▶ **WHAT THE EXERCISE ASKS**
Retype only what runs from the first line of the listing to the line holding "const yTicksA = [0, 25, 50, 75, 100];", both included. Do not retype the pictures.

▶ **AVAILABLE DATA**
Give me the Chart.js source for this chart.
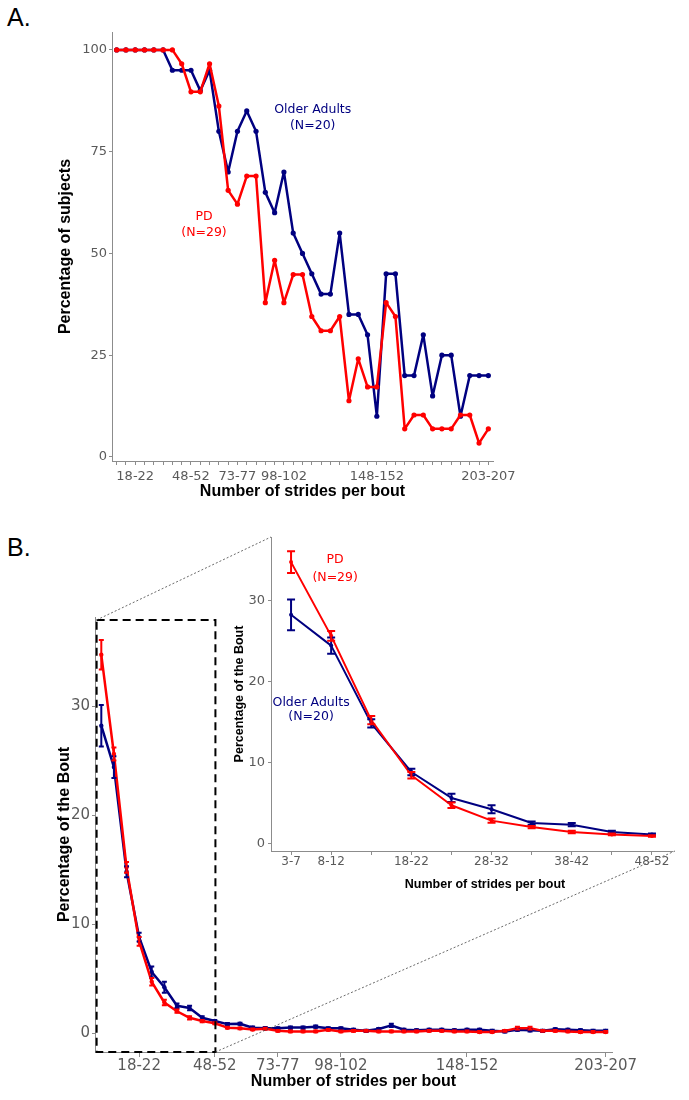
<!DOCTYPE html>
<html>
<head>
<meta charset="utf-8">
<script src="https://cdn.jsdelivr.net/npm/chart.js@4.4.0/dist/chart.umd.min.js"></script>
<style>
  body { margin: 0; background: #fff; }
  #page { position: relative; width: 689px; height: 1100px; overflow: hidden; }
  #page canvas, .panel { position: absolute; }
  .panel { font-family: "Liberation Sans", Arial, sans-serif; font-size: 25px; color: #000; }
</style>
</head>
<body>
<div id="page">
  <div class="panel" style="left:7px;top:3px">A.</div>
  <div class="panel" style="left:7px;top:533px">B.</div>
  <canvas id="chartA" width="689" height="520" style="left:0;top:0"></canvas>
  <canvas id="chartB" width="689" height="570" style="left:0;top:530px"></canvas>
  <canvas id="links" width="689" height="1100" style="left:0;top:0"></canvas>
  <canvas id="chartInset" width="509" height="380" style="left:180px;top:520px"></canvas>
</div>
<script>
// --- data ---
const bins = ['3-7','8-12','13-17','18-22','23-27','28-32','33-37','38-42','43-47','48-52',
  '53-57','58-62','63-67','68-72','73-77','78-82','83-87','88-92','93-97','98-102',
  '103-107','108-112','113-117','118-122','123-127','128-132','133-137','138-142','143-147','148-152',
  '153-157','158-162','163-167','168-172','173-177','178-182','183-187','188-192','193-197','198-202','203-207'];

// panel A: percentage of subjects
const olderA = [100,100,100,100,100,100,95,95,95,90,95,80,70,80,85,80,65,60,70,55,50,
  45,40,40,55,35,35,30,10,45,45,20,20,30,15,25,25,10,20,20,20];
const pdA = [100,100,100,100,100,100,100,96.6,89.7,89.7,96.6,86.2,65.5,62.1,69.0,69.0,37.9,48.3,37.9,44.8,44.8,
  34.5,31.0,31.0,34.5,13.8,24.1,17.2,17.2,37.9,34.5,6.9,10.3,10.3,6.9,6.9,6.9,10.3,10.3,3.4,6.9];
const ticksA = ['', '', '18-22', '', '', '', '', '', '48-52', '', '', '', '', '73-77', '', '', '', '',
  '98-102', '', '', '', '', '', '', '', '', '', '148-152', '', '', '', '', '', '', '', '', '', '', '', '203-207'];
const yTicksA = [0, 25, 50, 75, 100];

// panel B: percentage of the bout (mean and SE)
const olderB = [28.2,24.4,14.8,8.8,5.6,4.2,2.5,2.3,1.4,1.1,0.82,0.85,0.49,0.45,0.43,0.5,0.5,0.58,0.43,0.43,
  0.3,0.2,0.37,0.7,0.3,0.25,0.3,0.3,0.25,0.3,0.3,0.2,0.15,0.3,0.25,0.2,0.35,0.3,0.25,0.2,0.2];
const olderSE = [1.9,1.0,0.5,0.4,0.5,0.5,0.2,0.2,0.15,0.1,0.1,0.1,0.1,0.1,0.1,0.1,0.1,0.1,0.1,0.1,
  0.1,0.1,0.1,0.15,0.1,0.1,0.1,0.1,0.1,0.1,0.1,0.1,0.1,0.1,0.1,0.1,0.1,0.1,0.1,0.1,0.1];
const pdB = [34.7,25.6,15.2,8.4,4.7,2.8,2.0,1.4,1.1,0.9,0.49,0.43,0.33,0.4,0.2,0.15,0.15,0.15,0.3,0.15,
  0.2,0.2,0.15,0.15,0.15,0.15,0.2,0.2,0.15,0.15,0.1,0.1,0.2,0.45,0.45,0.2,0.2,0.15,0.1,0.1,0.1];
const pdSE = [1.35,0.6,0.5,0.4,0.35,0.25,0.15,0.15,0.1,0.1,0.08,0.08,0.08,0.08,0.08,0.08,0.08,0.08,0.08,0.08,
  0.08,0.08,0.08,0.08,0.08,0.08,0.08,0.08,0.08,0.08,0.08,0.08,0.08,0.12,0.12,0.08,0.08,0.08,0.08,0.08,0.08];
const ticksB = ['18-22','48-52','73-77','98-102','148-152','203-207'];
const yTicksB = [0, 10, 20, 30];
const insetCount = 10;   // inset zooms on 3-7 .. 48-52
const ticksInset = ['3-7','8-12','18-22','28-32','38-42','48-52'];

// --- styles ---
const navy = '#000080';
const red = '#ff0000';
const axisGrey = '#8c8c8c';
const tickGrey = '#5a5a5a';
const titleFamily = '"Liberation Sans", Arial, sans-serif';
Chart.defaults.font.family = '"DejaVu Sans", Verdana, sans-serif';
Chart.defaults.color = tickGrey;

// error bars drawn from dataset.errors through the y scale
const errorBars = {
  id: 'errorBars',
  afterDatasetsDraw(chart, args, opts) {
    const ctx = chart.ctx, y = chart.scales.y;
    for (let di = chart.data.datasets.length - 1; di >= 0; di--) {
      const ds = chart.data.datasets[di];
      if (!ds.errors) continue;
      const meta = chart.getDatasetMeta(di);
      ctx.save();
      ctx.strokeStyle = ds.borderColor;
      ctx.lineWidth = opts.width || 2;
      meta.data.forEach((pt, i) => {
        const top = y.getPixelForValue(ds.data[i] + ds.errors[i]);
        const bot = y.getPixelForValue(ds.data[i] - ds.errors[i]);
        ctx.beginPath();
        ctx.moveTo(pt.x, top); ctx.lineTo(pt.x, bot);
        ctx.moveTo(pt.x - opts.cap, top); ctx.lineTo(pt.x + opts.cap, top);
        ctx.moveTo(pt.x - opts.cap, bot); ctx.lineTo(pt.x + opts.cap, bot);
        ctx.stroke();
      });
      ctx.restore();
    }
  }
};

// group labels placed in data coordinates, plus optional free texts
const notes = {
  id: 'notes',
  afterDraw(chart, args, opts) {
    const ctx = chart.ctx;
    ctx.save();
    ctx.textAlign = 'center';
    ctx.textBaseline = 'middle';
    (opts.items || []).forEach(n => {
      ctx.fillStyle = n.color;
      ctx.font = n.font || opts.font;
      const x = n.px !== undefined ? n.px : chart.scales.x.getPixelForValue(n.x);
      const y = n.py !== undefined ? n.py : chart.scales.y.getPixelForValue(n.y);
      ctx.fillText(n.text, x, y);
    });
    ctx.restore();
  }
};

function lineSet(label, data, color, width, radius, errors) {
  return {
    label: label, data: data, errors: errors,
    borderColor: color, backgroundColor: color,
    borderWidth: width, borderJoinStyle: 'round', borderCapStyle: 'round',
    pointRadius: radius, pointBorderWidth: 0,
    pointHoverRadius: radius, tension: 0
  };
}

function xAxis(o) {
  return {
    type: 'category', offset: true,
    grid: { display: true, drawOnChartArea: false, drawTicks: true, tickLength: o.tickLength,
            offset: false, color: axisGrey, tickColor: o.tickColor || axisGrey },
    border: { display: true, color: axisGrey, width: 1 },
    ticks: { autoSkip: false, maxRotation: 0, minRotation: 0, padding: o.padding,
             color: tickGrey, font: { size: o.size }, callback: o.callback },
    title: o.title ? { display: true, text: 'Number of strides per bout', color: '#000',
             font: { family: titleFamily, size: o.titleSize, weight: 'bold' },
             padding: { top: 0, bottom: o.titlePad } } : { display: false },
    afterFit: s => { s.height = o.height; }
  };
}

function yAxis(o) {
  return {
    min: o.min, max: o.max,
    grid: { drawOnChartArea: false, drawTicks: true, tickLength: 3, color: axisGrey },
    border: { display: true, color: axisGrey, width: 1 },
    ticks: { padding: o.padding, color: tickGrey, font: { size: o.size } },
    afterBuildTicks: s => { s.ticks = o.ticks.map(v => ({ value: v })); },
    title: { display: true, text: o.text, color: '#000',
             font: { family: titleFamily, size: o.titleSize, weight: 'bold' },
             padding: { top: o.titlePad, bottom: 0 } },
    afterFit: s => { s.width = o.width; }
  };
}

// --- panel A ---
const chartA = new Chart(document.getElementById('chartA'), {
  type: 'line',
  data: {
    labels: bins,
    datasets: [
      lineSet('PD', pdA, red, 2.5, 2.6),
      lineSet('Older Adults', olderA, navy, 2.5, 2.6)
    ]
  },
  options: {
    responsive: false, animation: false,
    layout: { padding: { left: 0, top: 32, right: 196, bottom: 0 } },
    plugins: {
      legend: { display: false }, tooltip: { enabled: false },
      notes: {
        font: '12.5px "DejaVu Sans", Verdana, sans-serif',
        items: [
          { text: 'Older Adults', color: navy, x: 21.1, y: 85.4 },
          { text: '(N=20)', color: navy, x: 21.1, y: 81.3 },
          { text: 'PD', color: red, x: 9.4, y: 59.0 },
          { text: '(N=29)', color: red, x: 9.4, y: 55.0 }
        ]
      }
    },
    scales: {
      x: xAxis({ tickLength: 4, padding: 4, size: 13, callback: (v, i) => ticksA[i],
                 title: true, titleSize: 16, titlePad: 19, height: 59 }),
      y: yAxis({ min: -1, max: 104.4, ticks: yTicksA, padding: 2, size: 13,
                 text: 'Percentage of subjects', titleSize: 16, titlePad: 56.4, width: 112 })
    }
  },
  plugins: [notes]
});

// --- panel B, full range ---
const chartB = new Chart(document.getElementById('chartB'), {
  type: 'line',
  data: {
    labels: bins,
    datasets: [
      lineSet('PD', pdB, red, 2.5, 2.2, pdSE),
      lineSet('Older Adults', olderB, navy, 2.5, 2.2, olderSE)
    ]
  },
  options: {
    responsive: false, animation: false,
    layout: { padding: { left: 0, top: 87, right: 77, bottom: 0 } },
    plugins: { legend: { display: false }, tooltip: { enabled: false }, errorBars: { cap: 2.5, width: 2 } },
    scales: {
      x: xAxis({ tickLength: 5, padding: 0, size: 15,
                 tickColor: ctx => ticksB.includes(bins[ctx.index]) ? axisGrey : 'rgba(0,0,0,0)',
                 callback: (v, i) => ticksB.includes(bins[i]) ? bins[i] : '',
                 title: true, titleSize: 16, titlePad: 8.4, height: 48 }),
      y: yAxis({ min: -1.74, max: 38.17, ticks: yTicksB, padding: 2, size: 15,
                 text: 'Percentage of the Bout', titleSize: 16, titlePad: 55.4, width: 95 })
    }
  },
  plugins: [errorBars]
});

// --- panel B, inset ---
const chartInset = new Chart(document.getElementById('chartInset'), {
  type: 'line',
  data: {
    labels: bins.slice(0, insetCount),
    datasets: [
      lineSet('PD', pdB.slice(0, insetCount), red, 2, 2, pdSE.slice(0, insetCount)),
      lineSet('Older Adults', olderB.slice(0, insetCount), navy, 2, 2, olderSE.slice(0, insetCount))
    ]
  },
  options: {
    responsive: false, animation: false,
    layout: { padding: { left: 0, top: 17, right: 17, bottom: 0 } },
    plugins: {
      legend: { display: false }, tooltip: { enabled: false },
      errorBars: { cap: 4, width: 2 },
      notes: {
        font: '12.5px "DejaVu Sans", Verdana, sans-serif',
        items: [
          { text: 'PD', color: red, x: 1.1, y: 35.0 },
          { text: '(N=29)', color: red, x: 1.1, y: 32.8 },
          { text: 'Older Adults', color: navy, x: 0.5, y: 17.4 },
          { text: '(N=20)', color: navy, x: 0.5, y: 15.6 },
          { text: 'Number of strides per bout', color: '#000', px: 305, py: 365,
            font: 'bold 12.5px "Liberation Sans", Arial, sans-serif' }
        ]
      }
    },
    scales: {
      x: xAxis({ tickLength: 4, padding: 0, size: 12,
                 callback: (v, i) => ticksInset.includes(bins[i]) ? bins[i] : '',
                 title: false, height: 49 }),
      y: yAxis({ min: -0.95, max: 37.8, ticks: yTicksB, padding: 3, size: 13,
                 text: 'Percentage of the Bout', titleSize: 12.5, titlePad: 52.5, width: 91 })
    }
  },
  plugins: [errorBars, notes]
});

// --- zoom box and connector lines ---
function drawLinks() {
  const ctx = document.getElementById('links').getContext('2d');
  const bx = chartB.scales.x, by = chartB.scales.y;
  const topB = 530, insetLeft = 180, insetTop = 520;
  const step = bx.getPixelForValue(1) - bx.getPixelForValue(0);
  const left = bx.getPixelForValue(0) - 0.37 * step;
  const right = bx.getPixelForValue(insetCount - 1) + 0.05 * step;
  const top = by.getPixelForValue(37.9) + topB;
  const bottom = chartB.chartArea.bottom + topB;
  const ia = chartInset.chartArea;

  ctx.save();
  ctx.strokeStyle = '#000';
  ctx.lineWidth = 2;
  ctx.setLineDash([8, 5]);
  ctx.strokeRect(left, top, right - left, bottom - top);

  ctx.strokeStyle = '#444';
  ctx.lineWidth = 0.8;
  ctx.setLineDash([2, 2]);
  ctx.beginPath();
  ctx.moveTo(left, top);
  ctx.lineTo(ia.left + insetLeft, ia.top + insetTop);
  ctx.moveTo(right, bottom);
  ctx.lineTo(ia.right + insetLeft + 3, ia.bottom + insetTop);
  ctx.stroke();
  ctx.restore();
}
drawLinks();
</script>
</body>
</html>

▶ **ANSWER FOR THE TASK**
Give me the Chart.js source for this chart.
<!DOCTYPE html>
<html>
<head>
<meta charset="utf-8">
<script src="https://cdn.jsdelivr.net/npm/chart.js@4.4.0/dist/chart.umd.min.js"></script>
<style>
  body { margin: 0; background: #fff; }
  #page { position: relative; width: 689px; height: 1100px; overflow: hidden; }
  #page canvas, .panel { position: absolute; }
  .panel { font-family: "Liberation Sans", Arial, sans-serif; font-size: 25px; color: #000; }
</style>
</head>
<body>
<div id="page">
  <div class="panel" style="left:7px;top:3px">A.</div>
  <div class="panel" style="left:7px;top:533px">B.</div>
  <canvas id="chartA" width="689" height="520" style="left:0;top:0"></canvas>
  <canvas id="chartB" width="689" height="570" style="left:0;top:530px"></canvas>
  <canvas id="links" width="689" height="1100" style="left:0;top:0"></canvas>
  <canvas id="chartInset" width="509" height="380" style="left:180px;top:520px"></canvas>
</div>
<script>
// --- data ---
const bins = ['3-7','8-12','13-17','18-22','23-27','28-32','33-37','38-42','43-47','48-52',
  '53-57','58-62','63-67','68-72','73-77','78-82','83-87','88-92','93-97','98-102',
  '103-107','108-112','113-117','118-122','123-127','128-132','133-137','138-142','143-147','148-152',
  '153-157','158-162','163-167','168-172','173-177','178-182','183-187','188-192','193-197','198-202','203-207'];

// panel A: percentage of subjects
const olderA = [100,100,100,100,100,100,95,95,95,90,95,80,70,80,85,80,65,60,70,55,50,
  45,40,40,55,35,35,30,10,45,45,20,20,30,15,25,25,10,20,20,20];
const pdA = [100,100,100,100,100,100,100,96.6,89.7,89.7,96.6,86.2,65.5,62.1,69.0,69.0,37.9,48.3,37.9,44.8,44.8,
  34.5,31.0,31.0,34.5,13.8,24.1,17.2,17.2,37.9,34.5,6.9,10.3,10.3,6.9,6.9,6.9,10.3,10.3,3.4,6.9];
const ticksA = ['', '', '18-22', '', '', '', '', '', '48-52', '', '', '', '', '73-77', '', '', '', '',
  '98-102', '', '', '', '', '', '', '', '', '', '148-152', '', '', '', '', '', '', '', '', '', '', '', '203-207'];
const yTicksA = [0, 25, 50, 75, 100];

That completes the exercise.